Он смог создать и семью. Юную балерину-петербурженку, оказавшуюся в Омске, видимо, не от хорошей жизни (о корнях Владислава Дворжецкого с материнской стороны известно мало, но, как бы то ни было, «бывшим» оставаться в Ленинграде в 1930-е сильно не рекомендовалось), биография молодого актера не испугала, и в том же 1937 году они расписались.
Жили, как и все в то время, бедно, страстно, увлеченно, взахлеб. Много работали: жена вела балетные мастерские при ТЮЗе и при Доме пионеров, руководила нехитрыми танцевальными постановками в детских спектаклях. Муж был занят во всем тюзовском репертуаре – от «Хижины дяди Тома» до «Недоросля», от «Снежной королевы» до «Парня из нашего города», а кроме того, выезжал на гастроли в область, участвовал в предвыборной агитации, проводил праздники и различные массовые мероприятия. Около 1940 года согласился поработать в Таганрогском драматическом театре, еще с XIX века славившемся своей оппозиционностью: сто лет назад, в декабре 1845-го, поставил запрещенное цензурой грибоедовское «Горе от ума», в 1895-м – толстовскую, и тоже запрещенную, «Власть тьмы», а в середине XX века не побоялся пригласить на работу бывшего заключенного.

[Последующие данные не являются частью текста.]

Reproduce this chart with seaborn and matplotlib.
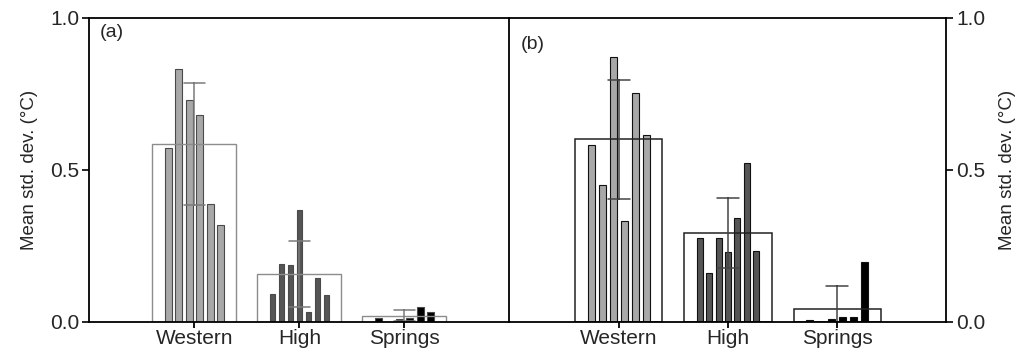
import numpy as np
import pandas as pd
import matplotlib
matplotlib.use('Agg')
import matplotlib.pyplot as plt
import seaborn as sns

# data: std. dev. per site
groups = ['Western', 'High', 'Springs']

a_western = [0.572, 0.832, 0.728, 0.680, 0.386, 0.319]
a_high = [0.092, 0.191, 0.187, 0.367, 0.033, 0.143, 0.087]
a_springs = [0.013, 0.0, 0.008, 0.013, 0.050, 0.032]

b_western = [0.583, 0.451, 0.871, 0.332, 0.751, 0.616]
b_high = [0.277, 0.160, 0.277, 0.229, 0.341, 0.521, 0.232]
b_springs = [0.004, 0.0, 0.010, 0.015, 0.016, 0.197]

sns.set_style('white')
plt.rcParams['font.family'] = ['Liberation Sans', 'DejaVu Sans']

bar_fill = {'Western': '#a8a8a8', 'High': '#555555', 'Springs': '#000000'}


def make_df(w, h, s):
    rows = []
    for g, vals in zip(groups, [w, h, s]):
        for v in vals:
            rows.append({'group': g, 'value': v})
    return pd.DataFrame(rows)


def draw_panel(ax, df, box_col, err_col, bar_edge, box_lw, label, label_y):
    sns.barplot(data=df, x='group', y='value', order=groups, errorbar='sd',
                fill=False, color=box_col, width=0.8, capsize=0.2,
                linewidth=box_lw, err_kws={'color': err_col, 'linewidth': 1.1},
                ax=ax)
    # individual sites inside each group
    for i, g in enumerate(groups):
        vals = df.loc[df['group'] == g, 'value'].values
        n = len(vals)
        sp = 0.6 / n
        pos = i + (np.arange(n) - (n - 1) / 2) * sp
        ax.bar(pos, vals, width=sp * 0.64, color=bar_fill[g],
               edgecolor=bar_edge, linewidth=0.8, zorder=0.8)
    ax.set_xlim(-1, 3)
    ax.set_ylim(0, 1.0)
    ax.set_yticks([0.0, 0.5, 1.0])
    ax.set_yticklabels(['0.0', '0.5', '1.0'])
    ax.set_xlabel('')
    ax.set_ylabel('Mean std. dev. (°C)', fontsize=13.5)
    ax.tick_params(axis='x', bottom=True, labelsize=15, length=4, width=1.3,
                   direction='out', pad=1, color='black')
    ax.tick_params(axis='y', labelsize=15, length=5, width=1.2,
                   direction='out', pad=2, color='black')
    for sp_ in ax.spines.values():
        sp_.set_linewidth(1.3)
        sp_.set_color('black')
    ax.text(0.025, label_y, label, transform=ax.transAxes, fontsize=14,
            va='top', ha='left')


fig = plt.figure(figsize=(10.2, 3.55), dpi=100)
ax1 = fig.add_axes([0.0877, 0.0938, 0.4118, 0.856])
ax2 = fig.add_axes([0.4995, 0.0938, 0.4284, 0.856])
ax2.patch.set_alpha(0)

draw_panel(ax1, make_df(a_western, a_high, a_springs), '#8c8c8c', '#7a7a7a', '#4a4a4a', 1.0, '(a)', 0.98)
draw_panel(ax2, make_df(b_western, b_high, b_springs), '#222222', '#444444', '#111111', 1.1, '(b)', 0.94)

ax1.tick_params(axis='y', left=True, right=False)
ax2.spines['left'].set_visible(False)
ax2.yaxis.set_label_position('right')
ax2.yaxis.tick_right()
ax2.tick_params(axis='y', right=True, left=False)
ax2.set_ylabel('Mean std. dev. (°C)', fontsize=13.5, labelpad=10)
ax1.yaxis.labelpad = 9

fig.savefig('out.png', dpi=100)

Там – южное море, там – перспектива когда-нибудь выбраться из сурового Омска и перевезти семью ближе к теплу, к фруктам, ближе к родителям… Таисия с маленьким сыном ездили к Вацлаву в Таганрог. Правда, однажды поездка чуть было не обернулась бедой: ребенок в пути тяжело заболел, и к разгулявшимся на улице подросткам Вацлав вышел со словами: не шумите, у нас здесь умирает маленький мальчик.